#### Supplied data ####

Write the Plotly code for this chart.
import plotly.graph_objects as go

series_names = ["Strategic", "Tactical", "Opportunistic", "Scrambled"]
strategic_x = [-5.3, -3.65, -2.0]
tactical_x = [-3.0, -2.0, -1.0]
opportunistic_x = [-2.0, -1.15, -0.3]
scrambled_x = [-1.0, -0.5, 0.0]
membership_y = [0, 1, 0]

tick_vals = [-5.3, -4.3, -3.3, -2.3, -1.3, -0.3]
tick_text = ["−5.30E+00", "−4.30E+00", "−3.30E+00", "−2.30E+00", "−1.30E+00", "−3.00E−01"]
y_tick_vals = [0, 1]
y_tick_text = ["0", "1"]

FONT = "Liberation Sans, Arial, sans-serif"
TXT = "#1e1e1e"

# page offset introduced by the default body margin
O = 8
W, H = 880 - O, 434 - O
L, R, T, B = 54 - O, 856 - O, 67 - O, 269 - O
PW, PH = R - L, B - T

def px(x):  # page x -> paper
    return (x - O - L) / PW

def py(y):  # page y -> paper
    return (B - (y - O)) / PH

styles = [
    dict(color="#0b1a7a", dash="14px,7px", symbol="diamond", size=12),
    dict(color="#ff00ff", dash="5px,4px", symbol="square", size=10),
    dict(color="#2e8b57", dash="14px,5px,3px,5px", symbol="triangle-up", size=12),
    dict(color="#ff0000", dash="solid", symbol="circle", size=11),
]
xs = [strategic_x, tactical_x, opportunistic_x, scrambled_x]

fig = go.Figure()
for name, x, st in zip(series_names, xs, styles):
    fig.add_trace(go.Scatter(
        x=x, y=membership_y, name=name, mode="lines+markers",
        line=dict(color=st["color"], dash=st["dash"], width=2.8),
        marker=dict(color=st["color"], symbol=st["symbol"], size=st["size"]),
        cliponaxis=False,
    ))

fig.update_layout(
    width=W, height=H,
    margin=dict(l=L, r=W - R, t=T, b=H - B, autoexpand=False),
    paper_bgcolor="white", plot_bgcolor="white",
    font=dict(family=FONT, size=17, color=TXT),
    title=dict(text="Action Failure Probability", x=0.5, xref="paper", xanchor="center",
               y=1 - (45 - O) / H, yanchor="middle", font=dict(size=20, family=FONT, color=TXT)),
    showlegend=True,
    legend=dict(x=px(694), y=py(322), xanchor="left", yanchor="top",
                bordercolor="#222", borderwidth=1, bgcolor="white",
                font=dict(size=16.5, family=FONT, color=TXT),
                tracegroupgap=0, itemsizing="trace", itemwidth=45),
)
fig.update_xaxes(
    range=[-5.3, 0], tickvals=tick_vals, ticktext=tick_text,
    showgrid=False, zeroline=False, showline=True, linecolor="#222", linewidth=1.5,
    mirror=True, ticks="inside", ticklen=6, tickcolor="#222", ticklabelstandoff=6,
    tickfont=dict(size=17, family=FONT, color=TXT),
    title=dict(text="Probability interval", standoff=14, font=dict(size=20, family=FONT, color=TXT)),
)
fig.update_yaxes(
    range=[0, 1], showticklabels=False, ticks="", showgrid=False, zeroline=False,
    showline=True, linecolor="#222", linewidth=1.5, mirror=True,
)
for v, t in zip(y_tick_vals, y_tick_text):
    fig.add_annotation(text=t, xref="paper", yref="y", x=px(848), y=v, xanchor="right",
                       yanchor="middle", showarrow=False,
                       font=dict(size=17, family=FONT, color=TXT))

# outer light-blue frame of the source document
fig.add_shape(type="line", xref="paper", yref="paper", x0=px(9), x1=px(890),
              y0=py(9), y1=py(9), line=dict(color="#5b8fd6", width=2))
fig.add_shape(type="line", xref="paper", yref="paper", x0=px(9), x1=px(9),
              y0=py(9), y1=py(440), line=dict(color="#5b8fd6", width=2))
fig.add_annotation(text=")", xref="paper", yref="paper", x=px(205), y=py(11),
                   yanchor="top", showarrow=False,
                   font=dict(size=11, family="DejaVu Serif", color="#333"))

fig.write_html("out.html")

####

__Directions for this task__.
Give again, word for word, the lines of the listing, starting at its first line and ending with the line containing "return (x - O - L) / PW".

__Right answer__.
Write the Plotly code for this chart.
import plotly.graph_objects as go

series_names = ["Strategic", "Tactical", "Opportunistic", "Scrambled"]
strategic_x = [-5.3, -3.65, -2.0]
tactical_x = [-3.0, -2.0, -1.0]
opportunistic_x = [-2.0, -1.15, -0.3]
scrambled_x = [-1.0, -0.5, 0.0]
membership_y = [0, 1, 0]

tick_vals = [-5.3, -4.3, -3.3, -2.3, -1.3, -0.3]
tick_text = ["−5.30E+00", "−4.30E+00", "−3.30E+00", "−2.30E+00", "−1.30E+00", "−3.00E−01"]
y_tick_vals = [0, 1]
y_tick_text = ["0", "1"]

FONT = "Liberation Sans, Arial, sans-serif"
TXT = "#1e1e1e"

# page offset introduced by the default body margin
O = 8
W, H = 880 - O, 434 - O
L, R, T, B = 54 - O, 856 - O, 67 - O, 269 - O
PW, PH = R - L, B - T

def px(x):  # page x -> paper
    return (x - O - L) / PW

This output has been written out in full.